China Activists Cancel Conference Under Pressure

China Activists Cancel Conference Under Pressure
A billboard extolling couples to have only one child, along a road leading to a village in the suburb of Beijing. China has reaffirmed that it would continue enforcing its one-child policy to limit its huge population to 1.6 billion by 2050. Goh Chai Hin/AFP/Getty Images
Reuters
Updated:

BEIJING - Chinese lawyers and civil rights campaigners, under pressure from authorities, on Monday cancelled a news conference seeking the release of a blind colleague who was detained for exposing forced abortions and sterilisations.

Chen Guangcheng, 34, a self-taught legal expert dubbed the “barefoot lawyer”, was taken into police custody on June 10 on a charge of “deliberately damaging property and gathering a mob to disrupt traffic”.

Chen had been placed under house arrest for almost 200 days last year for drawing international attention to accusations that officials in Linyi city in the eastern province of Shandong had been enforcing late-term abortions and other coercive family planning measures.

AIDS activist Hu Jia scuffled with plainclothes police outside his Beijing home when he and his wife, Zeng Jinyan, were prevented from leaving to attend Monday’s news conference at a Beijing hotel, Hu said in a text message.

Teng Biao, a lecturer at China’s top law school who was due to attend the news conference, said by telephone he was warned by the state China Politics and Law University to mind his own business.

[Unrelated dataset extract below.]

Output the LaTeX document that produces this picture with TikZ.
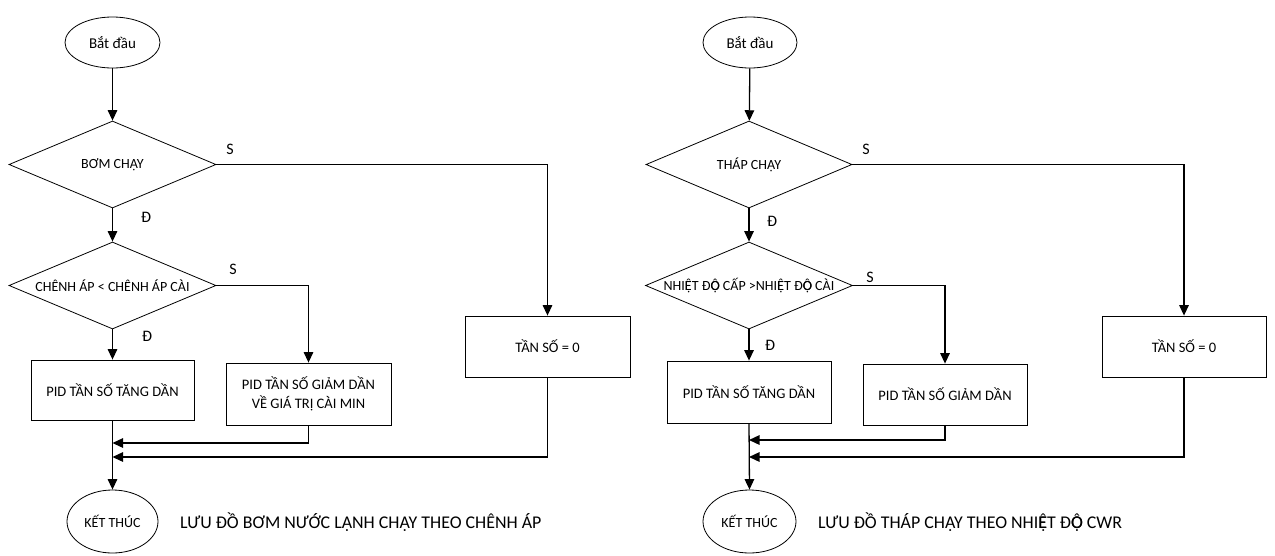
\documentclass[tikz,border=0pt]{standalone}
\usepackage{fontspec}
\setmainfont{Carlito}
\usetikzlibrary{shapes.geometric,arrows.meta,positioning}
% Carlito lacks the circumflex on E/O with dot below: overlay them
\newcommand\myEcd{\rlap{Ê}Ẹ}
\newcommand\myOcd{\rlap{Ô}Ọ}
\tikzset{
  base/.style={draw, line width=0.8pt, inner sep=0pt, align=center},
  term/.style={base, ellipse, font=\fontsize{14}{16}\selectfont},
  dec/.style={base, diamond},
  dectxt/.style={inner sep=0pt, font=\fontsize{14}{16}\selectfont},
  proc/.style={base, rectangle, font=\fontsize{14.5}{19}\selectfont},
  lbl/.style={inner sep=0pt, font=\fontsize{16}{18}\selectfont},
  captxt/.style={inner sep=0pt, anchor=west, font=\fontsize{17.9}{20}\selectfont},
  arr/.style={line width=1.3pt, -{Triangle[length=10.5pt,width=9.5pt]}}
}
\begin{document}
\begin{tikzpicture}[x=1pt,y=-1pt]
\useasboundingbox (0,0) rectangle (1275,555);
% ---------- left chart ----------
\node[term, minimum width=95pt, minimum height=51pt] (s1) at (112.5,42.5) {\fontsize{15}{17}\selectfont Bắt đầu};
\node[dec, minimum width=207pt, minimum height=87pt, label={[dectxt]center:BƠM CHẠY}] (d1) at (112.5,164.5) {};
\node[dec, minimum width=207pt, minimum height=87pt, label={[dectxt]center:CHÊNH ÁP < CHÊNH ÁP CÀI}] (d2) at (112.5,285.5) {};
\node[proc, minimum width=163pt, minimum height=60pt] (b1) at (112.5,390) {PID TẦN SỐ TĂNG DẦN};
\node[proc, minimum width=165pt, minimum height=62pt] (b2) at (308.5,394) {PID TẦN SỐ GIẢM DẦN\\VỀ GIÁ TRỊ CÀI MIN};
\node[proc, minimum width=165pt, minimum height=61pt] (b3) at (547.5,346.5) {TẦN SỐ = 0};
\node[term, minimum width=91pt, minimum height=63pt] (e1) at (112.5,521.5) {KẾT THÚC};
\node[captxt] (c1) at (180,522) {LƯU ĐỒ BƠM NƯỚC LẠNH CHẠY THEO CHÊNH ÁP};
\node[lbl] (l1) at (230,149) {S};
\node[lbl] (l2) at (146,217) {Đ};
\node[lbl] (l3) at (233,269) {S};
\node[lbl] (l4) at (147,336) {Đ};
\coordinate (j1) at (112.5,443);
\coordinate (j2) at (112.5,457);
\draw[arr] (s1) -- (d1);
\draw[arr] (d1.east) -| (b3.north);
\draw[arr] (d1.south) -- (d2.north);
\draw[arr] (d2.east) -| (b2.north);
\draw[arr] (d2.south) -- (b1.north);
\draw[arr] (b1.south) -- (e1.north);
\draw[arr] (b2.south) |- (j1);
\draw[arr] (b3.south) |- (j2);
% ---------- right chart ----------
\node[term, minimum width=94pt, minimum height=51pt] (s2) at (750,42.5) {\fontsize{15}{17}\selectfont Bắt đầu};
\node[dec, minimum width=206pt, minimum height=87pt, label={[dectxt]center:THÁP CHẠY}] (d3) at (749,164.5) {};
\node[dec, minimum width=207pt, minimum height=87pt, label={[dectxt]center:NHI\myEcd T Đ\myOcd{} CẤP >NHI\myEcd T Đ\myOcd{} CÀI}] (d4) at (749,285.5) {};
\node[proc, minimum width=164pt, minimum height=62pt] (b4) at (749,392) {PID TẦN SỐ TĂNG DẦN};
\node[proc, minimum width=164pt, minimum height=61pt] (b5) at (945,394.5) {PID TẦN SỐ GIẢM DẦN};
\node[proc, minimum width=164pt, minimum height=61pt] (b6) at (1184,346.5) {TẦN SỐ = 0};
\node[term, minimum width=93pt, minimum height=63pt] (e2) at (749.5,521.5) {KẾT THÚC};
\node[captxt] (c2) at (818,522) {LƯU ĐỒ THÁP CHẠY THEO NHI\myEcd T Đ\myOcd{} CWR};
\node[lbl] (l5) at (866,149) {S};
\node[lbl] (l6) at (772,221) {Đ};
\node[lbl] (l7) at (870,277) {S};
\node[lbl] (l8) at (770,345) {Đ};
\coordinate (j3) at (749,440);
\coordinate (j4) at (749,457);
\draw[arr] (s2) -- (d3);
\draw[arr] (d3.east) -| (b6.north);
\draw[arr] (d3.south) -- (d4.north);
\draw[arr] (d4.east) -| (b5.north);
\draw[arr] (d4.south) -- (b4.north);
\draw[arr] (b4.south) -- (e2.north);
\draw[arr] (b5.south) |- (j3);
\draw[arr] (b6.south) |- (j4);
\end{tikzpicture}
\end{document}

He declined to comment further, saying it was not convenient to talk.

“Free Guangcheng,” read a statement obtained by Reuters that was to have been distributed at the news conference. Fourteen people, including several lawyers, signed the statement.

The Beijing city government declined to comment.

China launched a one-child policy in the early 1980s to curb its population, now over 1.3 billion, but the restrictions have bolstered a traditional preference for baby boys and have come under fire from Western countries and human rights activists.